1. Notable exceptions to this include the use of mechanical devices and robotics to operate acoustic instruments through digital means (popular examples: Yamaha Disklavier, Pat Metheny’s Orchestrion Project, Squarepusher’s Music for Robots, etc.). The technique of score following—which uses audio analysis to correlate acoustic instruments’ input to a position in a pre-composed score—should perhaps also be mentioned here. Score following provides for the compositional integration of electronic sound sources and DSP into acoustic music performance; since it fundamentally concerns itself with a pre-composed score, however, it cannot be said to provide a truly interactive compositional platform.

2. Freely available through the bach project website.

3. Info and license available at the MaxScore website.

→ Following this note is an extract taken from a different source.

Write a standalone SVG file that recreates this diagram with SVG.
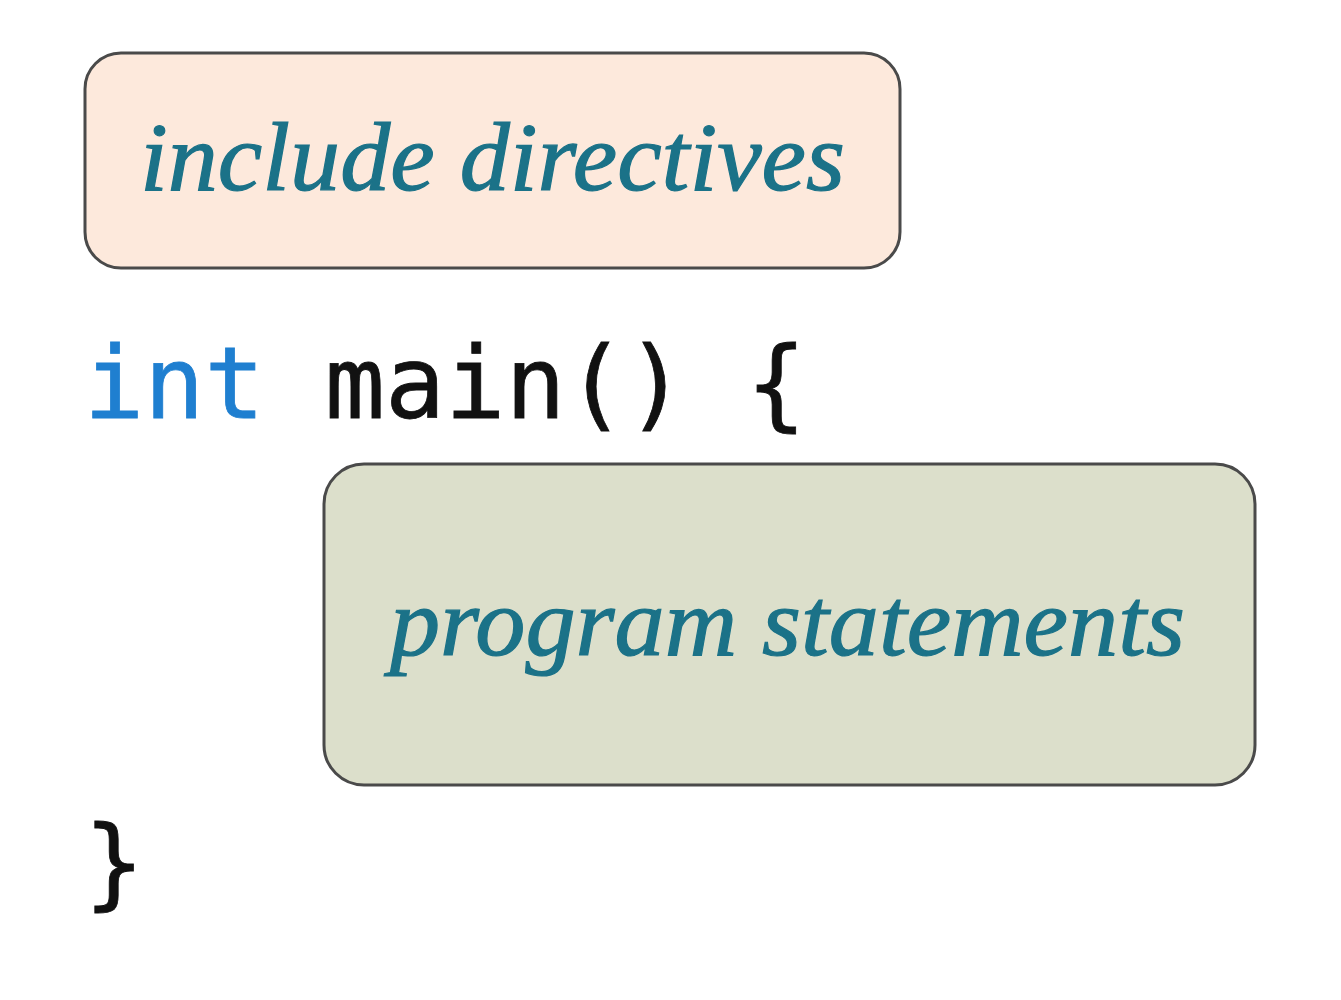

4. A wired Ethernet connection is not strictly necessary for all networked notation applications. If precise timing of events is not compositionally required, a higher-latency wireless network can yield perfectly acceptable results. Moreover, recent technologies such as Ableton Link make possible wireless rhythmic synchronization among networked devices, with impressive perceptual precision. Ableton Link does not, however, allow for the transfer of composer-defined data packets, an essential function for the master/slave data architecture employed in my own work. At the time of this writing, I have not found a wireless solution for transferring data packets that yields acceptable (or even consistent) rhythmic latencies for musical performance.